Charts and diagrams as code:
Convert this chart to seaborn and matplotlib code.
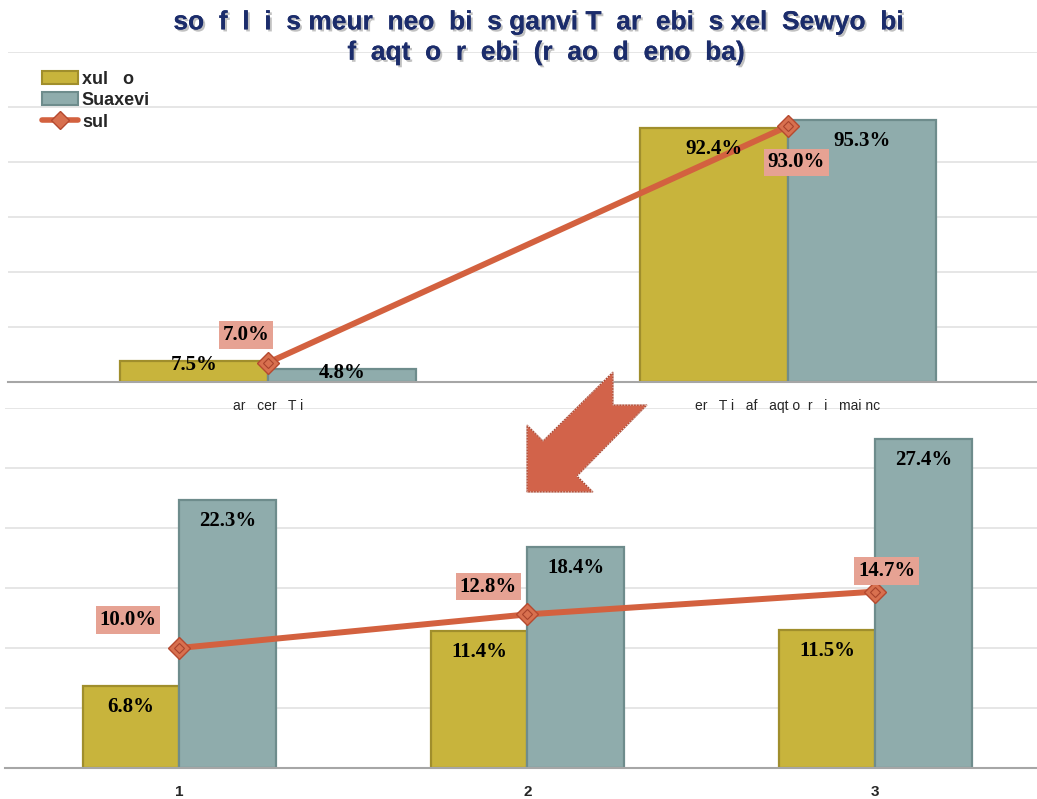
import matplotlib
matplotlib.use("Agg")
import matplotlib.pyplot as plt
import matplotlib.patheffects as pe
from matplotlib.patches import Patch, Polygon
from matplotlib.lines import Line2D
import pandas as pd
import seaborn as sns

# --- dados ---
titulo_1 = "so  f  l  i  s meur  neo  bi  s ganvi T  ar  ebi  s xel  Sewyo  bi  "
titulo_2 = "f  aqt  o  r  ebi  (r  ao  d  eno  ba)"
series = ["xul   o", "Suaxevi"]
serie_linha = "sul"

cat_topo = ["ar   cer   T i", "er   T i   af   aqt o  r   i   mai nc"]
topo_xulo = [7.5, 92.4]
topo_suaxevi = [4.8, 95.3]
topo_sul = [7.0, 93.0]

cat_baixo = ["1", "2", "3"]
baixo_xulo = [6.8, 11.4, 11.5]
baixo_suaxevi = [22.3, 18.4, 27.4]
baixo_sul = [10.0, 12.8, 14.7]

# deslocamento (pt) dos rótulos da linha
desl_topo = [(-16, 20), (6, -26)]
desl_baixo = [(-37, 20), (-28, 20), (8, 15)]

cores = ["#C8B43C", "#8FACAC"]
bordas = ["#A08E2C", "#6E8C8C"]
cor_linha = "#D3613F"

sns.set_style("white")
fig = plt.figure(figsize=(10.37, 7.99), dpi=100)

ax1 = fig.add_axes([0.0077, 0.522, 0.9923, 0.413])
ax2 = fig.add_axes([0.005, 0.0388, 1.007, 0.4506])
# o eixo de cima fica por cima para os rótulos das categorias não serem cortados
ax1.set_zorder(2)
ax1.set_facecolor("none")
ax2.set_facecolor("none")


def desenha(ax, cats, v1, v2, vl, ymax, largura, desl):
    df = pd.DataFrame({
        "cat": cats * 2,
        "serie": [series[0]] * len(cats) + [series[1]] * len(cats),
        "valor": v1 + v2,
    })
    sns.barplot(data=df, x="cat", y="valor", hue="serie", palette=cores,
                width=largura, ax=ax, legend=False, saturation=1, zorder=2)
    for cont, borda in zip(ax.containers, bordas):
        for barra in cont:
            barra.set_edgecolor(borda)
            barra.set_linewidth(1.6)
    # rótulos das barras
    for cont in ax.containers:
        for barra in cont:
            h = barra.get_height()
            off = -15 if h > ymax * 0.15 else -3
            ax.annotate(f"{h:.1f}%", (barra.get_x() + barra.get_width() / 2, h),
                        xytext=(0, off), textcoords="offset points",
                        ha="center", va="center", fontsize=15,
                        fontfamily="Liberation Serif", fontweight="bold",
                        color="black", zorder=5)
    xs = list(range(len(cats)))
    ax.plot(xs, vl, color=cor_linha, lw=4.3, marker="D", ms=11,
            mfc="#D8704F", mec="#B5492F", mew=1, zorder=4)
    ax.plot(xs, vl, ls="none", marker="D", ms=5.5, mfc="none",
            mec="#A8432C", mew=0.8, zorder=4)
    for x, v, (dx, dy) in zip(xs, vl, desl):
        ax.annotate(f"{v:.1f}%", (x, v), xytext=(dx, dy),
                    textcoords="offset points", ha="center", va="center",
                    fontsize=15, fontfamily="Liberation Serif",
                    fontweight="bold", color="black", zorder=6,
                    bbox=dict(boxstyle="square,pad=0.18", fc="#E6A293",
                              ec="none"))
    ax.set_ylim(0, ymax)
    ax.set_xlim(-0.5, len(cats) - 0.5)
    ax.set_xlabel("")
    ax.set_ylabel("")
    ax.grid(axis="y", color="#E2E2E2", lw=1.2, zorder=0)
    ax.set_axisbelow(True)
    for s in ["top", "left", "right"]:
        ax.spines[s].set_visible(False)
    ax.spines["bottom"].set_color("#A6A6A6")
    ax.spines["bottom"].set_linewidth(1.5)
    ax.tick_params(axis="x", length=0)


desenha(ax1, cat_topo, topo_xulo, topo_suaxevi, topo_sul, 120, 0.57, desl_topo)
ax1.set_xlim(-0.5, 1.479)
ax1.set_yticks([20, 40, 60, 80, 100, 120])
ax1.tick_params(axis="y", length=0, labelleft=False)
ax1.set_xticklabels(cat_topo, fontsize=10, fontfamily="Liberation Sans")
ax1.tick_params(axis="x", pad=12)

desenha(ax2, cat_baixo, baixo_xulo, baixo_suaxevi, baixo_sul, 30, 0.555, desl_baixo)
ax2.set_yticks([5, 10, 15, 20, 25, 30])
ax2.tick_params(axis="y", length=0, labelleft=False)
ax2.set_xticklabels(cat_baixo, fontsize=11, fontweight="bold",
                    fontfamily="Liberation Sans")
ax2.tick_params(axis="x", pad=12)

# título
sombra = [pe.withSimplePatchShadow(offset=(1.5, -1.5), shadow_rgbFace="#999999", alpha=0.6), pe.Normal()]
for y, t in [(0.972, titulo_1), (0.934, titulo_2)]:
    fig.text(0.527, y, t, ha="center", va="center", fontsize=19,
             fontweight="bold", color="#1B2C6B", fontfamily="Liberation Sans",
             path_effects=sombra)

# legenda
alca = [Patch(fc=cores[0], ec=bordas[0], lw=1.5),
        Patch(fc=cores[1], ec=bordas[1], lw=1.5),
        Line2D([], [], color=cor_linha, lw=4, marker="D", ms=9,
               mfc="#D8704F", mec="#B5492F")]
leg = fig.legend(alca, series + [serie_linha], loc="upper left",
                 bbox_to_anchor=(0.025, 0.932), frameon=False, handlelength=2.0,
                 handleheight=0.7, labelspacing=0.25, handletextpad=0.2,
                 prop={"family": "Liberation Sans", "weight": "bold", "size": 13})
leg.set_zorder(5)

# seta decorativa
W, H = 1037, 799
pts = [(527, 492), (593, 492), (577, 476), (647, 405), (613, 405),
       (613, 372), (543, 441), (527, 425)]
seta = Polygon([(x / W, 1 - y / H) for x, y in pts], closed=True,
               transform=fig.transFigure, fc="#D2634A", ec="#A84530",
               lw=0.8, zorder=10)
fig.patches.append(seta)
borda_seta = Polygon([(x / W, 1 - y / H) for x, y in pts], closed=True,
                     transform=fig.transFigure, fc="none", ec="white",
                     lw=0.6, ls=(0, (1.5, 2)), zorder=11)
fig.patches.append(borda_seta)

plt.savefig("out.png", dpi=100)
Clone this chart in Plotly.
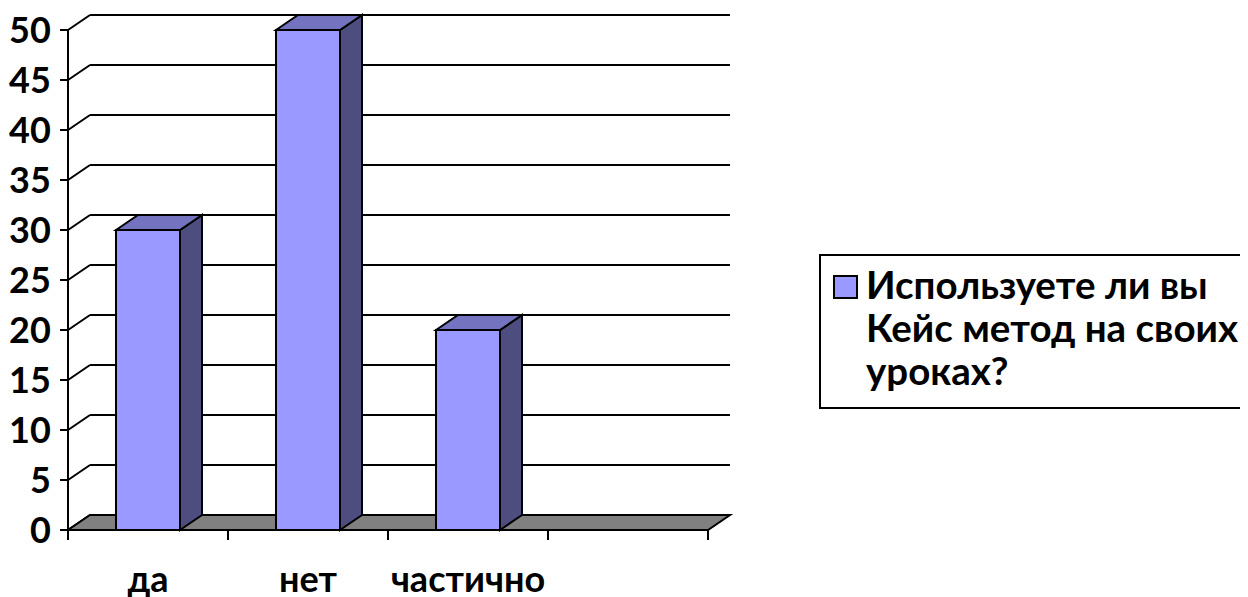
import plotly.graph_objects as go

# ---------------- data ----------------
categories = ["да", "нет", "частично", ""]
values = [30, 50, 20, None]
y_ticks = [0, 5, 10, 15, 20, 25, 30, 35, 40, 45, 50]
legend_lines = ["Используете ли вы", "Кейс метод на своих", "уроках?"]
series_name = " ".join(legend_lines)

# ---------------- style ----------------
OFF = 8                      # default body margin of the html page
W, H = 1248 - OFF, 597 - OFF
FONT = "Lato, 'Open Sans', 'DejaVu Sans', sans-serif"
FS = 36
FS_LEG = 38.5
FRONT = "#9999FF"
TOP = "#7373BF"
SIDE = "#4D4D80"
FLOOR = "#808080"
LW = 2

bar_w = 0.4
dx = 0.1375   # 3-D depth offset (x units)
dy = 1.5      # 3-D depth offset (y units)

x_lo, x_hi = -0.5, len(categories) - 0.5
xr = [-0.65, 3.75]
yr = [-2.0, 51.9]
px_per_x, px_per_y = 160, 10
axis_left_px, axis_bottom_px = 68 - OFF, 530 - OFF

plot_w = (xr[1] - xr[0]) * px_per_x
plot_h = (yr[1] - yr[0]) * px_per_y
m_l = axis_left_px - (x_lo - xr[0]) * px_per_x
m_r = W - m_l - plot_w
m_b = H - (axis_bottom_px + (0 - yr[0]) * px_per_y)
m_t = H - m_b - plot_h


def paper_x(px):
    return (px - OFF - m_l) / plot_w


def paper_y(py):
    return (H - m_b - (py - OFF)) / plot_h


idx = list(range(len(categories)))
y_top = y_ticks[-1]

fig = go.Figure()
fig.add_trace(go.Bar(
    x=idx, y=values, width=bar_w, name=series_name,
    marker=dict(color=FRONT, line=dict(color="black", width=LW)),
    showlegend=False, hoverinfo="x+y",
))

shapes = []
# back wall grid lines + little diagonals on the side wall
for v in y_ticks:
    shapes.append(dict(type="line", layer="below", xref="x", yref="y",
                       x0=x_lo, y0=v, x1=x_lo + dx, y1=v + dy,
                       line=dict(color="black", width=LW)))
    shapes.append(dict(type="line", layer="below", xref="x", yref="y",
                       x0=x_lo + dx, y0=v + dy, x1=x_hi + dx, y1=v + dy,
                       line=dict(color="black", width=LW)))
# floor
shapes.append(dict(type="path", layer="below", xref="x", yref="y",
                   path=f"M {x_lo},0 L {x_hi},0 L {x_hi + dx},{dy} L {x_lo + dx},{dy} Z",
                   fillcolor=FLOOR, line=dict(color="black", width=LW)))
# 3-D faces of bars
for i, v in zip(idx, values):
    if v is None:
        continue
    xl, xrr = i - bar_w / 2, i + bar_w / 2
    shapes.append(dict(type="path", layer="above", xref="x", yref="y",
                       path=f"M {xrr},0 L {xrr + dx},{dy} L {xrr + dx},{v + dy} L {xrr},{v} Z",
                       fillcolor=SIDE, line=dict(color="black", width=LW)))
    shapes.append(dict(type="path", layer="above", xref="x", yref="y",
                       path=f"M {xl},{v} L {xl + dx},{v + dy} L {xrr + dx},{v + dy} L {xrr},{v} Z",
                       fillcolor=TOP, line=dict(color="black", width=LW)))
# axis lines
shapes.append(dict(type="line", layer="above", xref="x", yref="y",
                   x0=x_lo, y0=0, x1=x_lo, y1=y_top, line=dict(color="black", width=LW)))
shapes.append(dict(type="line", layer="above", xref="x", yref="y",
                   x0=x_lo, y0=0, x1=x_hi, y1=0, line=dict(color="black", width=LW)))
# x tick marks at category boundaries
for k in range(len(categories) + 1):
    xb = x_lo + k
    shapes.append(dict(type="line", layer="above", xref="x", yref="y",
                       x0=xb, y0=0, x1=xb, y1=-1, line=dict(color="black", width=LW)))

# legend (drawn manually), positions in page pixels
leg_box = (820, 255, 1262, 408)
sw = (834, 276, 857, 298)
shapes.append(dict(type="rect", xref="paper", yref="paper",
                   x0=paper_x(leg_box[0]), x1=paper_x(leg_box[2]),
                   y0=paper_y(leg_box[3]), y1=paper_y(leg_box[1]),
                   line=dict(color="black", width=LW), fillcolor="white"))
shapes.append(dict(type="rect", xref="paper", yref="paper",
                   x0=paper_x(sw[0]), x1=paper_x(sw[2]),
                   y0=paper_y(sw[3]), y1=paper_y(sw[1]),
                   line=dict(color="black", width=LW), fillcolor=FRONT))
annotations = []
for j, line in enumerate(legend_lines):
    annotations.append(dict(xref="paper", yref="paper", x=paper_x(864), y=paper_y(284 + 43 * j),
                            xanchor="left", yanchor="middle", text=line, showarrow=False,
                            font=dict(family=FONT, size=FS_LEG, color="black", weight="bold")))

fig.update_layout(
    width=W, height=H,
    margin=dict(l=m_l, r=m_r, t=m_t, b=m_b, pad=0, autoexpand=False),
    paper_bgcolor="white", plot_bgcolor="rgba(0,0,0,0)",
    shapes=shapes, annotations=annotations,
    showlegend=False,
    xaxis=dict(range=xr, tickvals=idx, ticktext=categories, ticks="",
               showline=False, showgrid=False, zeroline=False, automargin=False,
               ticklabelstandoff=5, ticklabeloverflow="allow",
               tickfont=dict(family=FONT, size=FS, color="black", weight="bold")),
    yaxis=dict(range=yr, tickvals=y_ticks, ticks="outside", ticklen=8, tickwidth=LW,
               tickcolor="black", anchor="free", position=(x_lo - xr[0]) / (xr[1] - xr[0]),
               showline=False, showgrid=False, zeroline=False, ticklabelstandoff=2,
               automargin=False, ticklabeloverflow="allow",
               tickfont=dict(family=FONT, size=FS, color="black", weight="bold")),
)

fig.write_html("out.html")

#### Set exercise:
Without the pictures, repeat the entries above line by line, from the first through the one that contains "topo_sul = [7.0, 93.0]", both ends included.

#### Problem solution:
Convert this chart to seaborn and matplotlib code.
import matplotlib
matplotlib.use("Agg")
import matplotlib.pyplot as plt
import matplotlib.patheffects as pe
from matplotlib.patches import Patch, Polygon
from matplotlib.lines import Line2D
import pandas as pd
import seaborn as sns

# --- dados ---
titulo_1 = "so  f  l  i  s meur  neo  bi  s ganvi T  ar  ebi  s xel  Sewyo  bi  "
titulo_2 = "f  aqt  o  r  ebi  (r  ao  d  eno  ba)"
series = ["xul   o", "Suaxevi"]
serie_linha = "sul"

cat_topo = ["ar   cer   T i", "er   T i   af   aqt o  r   i   mai nc"]
topo_xulo = [7.5, 92.4]
topo_suaxevi = [4.8, 95.3]
topo_sul = [7.0, 93.0]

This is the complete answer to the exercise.